Friday, August 21, 2009

Time Almost Not Beyond Imagining: Recent Volcanism on the Colorado Plateau Pt. 3


Top picture of the Valle Grande by Garry Hayes. Bottom image of the Valles Caldera courtesy of the New Mexico Bureau of Geology and Mineral Resources.

I will probably get a bit of geographical argument about today's geological feature, as it might not really be considered part of the Colorado Plateau, and more a part of the Rio Grande Rift, but it is on the plateau side of the rift, and on my field trips to the plateau, it is an important stop. So there you go. I've been moving towards wrapping up my long running series of posts on geological history of the Colorado Plateau, and we are into the last few million years of plateau history. At 6 million years, the final parts of the Colorado River system were established and the main carving of the Grand Canyon had begun. Volcanism began in the Flagstaff region, with numerous cinder cones, lava domes, and a stratovolcano forming the San Francisco Peaks Volcanic Field. Further to the east, the crust was stretching and breaking the crust to form the deep trough of the Rio Grande Rift. Like the peaks near Flagstaff, the faulting of the rift provided an avenue for magma to reach the surface. Unlike the Flagstaff area, the volcanism manifested itself in a totally different and violent way. This is the Valles (or Jemez) Caldera of New Mexico.

Valle Grande in the midst of the caldera is a beautiful serene high altitude prairie surrounded by and containing numerous forested lava domes reaching elevations as high as 11,000 feet. The grasslands fill a crater-like depression 12 miles in diameter. The peaceful scene belies a catastrophic origin.

As America's first national park, Yellowstone gets a lot of press, historically for all the geysers and bison and stuff, but more recently because of documentaries about "supervolcanoes" on various science-related cable channels. I'm sure the film-makers would never stoop to broadcasting sensational stories about impending eruptions that would destroy life across a broad swath of the continent, but somehow people have gotten that impression. Just the same, Yellowstone in modern times has developed a reputation as a spectacular example of an active rhyolite caldera. What is not so widely recognized is that the continental United States has at least three active caldera systems: Yellowstone, Long Valley in California (Mammoth Lakes), and the Valles Caldera in New Mexico. And a major eruption from any one of them would be a true catastrophe on par with a asteroid impact. The good news is that such eruptions are rare, with hundreds of thousands of years of volcanic quiescence between major events.

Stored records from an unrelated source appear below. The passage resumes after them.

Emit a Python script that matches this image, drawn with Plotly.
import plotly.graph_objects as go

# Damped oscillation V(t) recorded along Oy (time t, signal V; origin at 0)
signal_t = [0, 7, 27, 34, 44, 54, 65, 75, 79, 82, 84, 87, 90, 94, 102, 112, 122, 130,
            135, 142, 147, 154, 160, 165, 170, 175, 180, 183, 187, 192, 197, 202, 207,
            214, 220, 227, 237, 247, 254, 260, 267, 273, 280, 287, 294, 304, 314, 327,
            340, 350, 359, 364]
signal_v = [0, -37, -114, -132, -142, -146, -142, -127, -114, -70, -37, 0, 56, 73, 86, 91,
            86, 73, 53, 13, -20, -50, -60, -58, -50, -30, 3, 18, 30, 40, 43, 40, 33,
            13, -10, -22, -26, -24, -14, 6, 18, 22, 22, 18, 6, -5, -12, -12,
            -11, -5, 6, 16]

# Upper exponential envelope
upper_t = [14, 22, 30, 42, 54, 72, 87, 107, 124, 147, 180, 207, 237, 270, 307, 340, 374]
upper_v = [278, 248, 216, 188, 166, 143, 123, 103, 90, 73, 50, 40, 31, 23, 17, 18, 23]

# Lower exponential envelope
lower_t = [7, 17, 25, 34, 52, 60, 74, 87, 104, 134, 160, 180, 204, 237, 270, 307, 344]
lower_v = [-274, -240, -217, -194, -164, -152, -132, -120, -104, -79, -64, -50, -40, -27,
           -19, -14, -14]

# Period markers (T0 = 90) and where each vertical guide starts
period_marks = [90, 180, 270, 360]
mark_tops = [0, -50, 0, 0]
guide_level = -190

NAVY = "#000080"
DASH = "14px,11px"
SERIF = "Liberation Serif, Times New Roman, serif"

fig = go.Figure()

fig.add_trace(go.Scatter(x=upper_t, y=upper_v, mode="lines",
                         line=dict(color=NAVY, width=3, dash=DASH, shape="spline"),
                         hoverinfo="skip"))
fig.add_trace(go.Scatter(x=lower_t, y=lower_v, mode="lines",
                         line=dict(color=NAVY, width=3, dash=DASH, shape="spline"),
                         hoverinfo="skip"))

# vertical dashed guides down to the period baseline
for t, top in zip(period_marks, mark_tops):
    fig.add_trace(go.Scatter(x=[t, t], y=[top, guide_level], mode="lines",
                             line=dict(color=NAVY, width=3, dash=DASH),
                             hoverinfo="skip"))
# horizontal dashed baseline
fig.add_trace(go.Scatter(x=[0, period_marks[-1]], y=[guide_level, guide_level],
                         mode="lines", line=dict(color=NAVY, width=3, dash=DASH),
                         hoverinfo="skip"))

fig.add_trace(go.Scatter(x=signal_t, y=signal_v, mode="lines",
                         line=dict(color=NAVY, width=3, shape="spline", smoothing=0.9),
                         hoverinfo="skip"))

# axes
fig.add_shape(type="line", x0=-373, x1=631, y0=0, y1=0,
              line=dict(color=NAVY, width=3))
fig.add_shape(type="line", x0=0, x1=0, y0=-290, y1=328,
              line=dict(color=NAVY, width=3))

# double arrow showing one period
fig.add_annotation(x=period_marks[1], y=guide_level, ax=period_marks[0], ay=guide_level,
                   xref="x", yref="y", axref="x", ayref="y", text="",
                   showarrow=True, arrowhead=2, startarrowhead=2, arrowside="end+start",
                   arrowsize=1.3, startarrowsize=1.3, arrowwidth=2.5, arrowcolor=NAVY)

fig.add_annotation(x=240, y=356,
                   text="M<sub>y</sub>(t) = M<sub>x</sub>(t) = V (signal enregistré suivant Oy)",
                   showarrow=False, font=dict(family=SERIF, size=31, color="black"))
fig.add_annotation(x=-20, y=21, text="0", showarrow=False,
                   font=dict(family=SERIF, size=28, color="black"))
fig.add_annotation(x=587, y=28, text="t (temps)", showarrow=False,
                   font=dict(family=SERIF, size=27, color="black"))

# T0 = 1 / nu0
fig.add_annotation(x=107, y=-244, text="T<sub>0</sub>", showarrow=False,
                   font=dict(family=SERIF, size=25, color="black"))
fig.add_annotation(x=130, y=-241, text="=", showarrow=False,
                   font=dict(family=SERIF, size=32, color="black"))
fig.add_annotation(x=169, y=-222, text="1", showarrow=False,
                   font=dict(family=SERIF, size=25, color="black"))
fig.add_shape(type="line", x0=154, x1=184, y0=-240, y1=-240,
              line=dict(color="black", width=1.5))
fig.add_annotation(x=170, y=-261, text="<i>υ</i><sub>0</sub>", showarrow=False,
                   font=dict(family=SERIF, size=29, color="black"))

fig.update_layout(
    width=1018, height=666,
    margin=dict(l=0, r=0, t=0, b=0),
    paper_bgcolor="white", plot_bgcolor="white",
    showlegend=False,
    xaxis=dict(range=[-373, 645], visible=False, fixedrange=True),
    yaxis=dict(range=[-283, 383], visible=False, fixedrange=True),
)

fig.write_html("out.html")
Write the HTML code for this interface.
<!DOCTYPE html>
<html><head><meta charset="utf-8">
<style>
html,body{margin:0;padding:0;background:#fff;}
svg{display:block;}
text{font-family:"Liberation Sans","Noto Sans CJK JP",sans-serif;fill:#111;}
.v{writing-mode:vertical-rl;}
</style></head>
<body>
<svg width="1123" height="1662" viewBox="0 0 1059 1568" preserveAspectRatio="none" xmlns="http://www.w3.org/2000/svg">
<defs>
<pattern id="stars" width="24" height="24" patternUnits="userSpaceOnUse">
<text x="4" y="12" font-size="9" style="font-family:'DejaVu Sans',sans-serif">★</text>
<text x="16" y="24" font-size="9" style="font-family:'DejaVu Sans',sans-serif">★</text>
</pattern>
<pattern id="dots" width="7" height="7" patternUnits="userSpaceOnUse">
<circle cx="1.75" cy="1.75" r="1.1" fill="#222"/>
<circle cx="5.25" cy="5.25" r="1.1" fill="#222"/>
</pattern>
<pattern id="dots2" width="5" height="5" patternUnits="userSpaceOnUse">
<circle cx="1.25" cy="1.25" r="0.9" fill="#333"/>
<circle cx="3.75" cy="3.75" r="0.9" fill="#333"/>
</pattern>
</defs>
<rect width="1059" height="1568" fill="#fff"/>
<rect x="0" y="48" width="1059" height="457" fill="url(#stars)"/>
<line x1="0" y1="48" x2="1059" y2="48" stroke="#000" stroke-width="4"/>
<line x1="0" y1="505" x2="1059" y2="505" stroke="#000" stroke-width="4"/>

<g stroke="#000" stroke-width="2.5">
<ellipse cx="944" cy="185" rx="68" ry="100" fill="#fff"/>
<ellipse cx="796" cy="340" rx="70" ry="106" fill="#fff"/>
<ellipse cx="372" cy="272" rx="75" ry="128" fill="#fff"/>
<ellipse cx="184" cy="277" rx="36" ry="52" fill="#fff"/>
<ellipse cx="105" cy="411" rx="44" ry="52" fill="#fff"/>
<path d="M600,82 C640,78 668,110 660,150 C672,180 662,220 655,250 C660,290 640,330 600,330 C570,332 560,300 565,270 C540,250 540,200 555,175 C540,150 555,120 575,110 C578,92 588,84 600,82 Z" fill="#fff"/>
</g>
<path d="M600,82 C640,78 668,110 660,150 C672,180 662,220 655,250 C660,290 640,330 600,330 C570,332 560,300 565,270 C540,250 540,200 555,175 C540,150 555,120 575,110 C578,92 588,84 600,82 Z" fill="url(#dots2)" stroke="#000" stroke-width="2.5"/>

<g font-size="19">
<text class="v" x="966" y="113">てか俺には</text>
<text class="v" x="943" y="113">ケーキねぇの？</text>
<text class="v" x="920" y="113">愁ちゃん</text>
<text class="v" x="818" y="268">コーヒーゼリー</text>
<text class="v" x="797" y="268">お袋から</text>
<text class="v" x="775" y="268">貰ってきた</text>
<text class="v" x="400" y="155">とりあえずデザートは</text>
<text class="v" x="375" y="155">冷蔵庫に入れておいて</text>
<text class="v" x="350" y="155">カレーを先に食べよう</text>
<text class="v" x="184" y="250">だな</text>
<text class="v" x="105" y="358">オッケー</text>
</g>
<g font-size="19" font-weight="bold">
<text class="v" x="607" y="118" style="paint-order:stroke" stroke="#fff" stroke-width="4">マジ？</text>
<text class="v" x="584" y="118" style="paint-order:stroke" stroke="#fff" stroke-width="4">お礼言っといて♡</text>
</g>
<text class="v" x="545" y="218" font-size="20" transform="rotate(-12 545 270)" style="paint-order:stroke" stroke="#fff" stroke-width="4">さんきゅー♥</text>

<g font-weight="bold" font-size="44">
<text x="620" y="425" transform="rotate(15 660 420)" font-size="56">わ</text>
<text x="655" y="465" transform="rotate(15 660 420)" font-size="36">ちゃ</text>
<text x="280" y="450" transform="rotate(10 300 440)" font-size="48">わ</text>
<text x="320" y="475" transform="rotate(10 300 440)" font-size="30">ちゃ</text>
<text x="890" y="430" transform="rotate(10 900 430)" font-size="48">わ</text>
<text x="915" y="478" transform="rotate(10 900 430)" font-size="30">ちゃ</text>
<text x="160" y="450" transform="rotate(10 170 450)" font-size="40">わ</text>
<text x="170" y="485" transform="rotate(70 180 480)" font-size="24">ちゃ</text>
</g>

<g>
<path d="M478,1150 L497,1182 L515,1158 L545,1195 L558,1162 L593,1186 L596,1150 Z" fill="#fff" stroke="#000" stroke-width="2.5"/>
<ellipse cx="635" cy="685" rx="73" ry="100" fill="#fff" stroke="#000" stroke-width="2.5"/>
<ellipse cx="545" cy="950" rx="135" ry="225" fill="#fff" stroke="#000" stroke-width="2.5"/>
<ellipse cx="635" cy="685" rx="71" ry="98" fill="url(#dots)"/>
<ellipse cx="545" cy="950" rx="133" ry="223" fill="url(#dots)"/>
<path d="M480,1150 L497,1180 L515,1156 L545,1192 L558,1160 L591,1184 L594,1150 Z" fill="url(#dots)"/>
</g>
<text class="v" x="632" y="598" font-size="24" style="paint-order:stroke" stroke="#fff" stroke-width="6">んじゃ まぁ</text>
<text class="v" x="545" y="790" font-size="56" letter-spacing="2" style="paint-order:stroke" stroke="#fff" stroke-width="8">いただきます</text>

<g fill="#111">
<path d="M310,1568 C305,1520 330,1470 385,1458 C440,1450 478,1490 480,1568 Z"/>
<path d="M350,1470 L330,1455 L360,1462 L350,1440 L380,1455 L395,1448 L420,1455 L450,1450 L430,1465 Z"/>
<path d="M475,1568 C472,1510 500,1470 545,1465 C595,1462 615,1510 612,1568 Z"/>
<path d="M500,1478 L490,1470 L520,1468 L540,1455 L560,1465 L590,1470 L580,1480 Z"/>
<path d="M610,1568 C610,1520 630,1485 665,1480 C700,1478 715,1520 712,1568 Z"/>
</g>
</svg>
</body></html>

Eruptions have been taking place in the vicinity of Valles Caldera for six million years. A major caldera formed in an eruption about 1.5 million years ago (the Toledo caldera), and then the eruption of the Valles Caldera destroyed the older caldera and formed the present depression about 1.15 million years ago. It is hard to imagine the scale of such events. The last eruption in the lower 48 states, that of Mt. St. Helens in 1980, produced about a quarter of a cubic mile of ash and lava. It killed four dozen people and devastated 150 square miles. One of the most famous eruptions in modern history, at Krakatoa in 1883, was the equivalent of 20 St. Helens eruptions, producing 5 cubic miles of ash. The eruption of the Valles Caldera produced just more than 60 cubic miles: the equivalent of 250 St. Helens. With so much material blown out from the magma chamber, the ground above could not remain stable, and it collapsed into the void. Ash from the eruption covered a multi state region; near the volcano it was so hot that as it landed it hardened into a solid rock, welded tuff.

In the millennia that followed, magma refilled the chamber and the center of the caldera rose several thousand feet. Smaller eruptions produced a number of lava domes, the most recent around 50-60,000 years ago, but the volcano is not dead. Magma still simmers deep in the crust under the caldera. Valles is now considered an ideal of example of a resurgent caldera.

During World War II, physicists first caused a nuclear chain reaction in Chicago but prudence dictated designing the atomic bomb in an isolated location. They chose the flank of Valles Caldera, and the Los Alamos National Laboratory was built on a potentially active volcano. Research continues there today, although the level of secrecy is somewhat less than it was; you can drive through town without being challenged by armed guards, although you may get irretrievably lost if you make a wrong turn on the confusing streets.

The caldera was a private ranch, but in recent years was given to the federal government and is now managed as a national preserve, which is kind of like a national park, but is supposed to be economically self-sustaining. Two other geologically significant parks are found on the flanks of the caldera: Bandelier National Monument, and Kasha-Katuwe Tent Rocks National Monument. They will be covered in subsequent posts.

2 comments:

Unknown said...

I'm not sure how realistic is the possibility of another supereruption at Valles Caldera; from what I've read, the magma chamber underneath is almost completely crystallized now.

Yvonne said...

Thank you SO MUCH for this fantastic, enlightening series!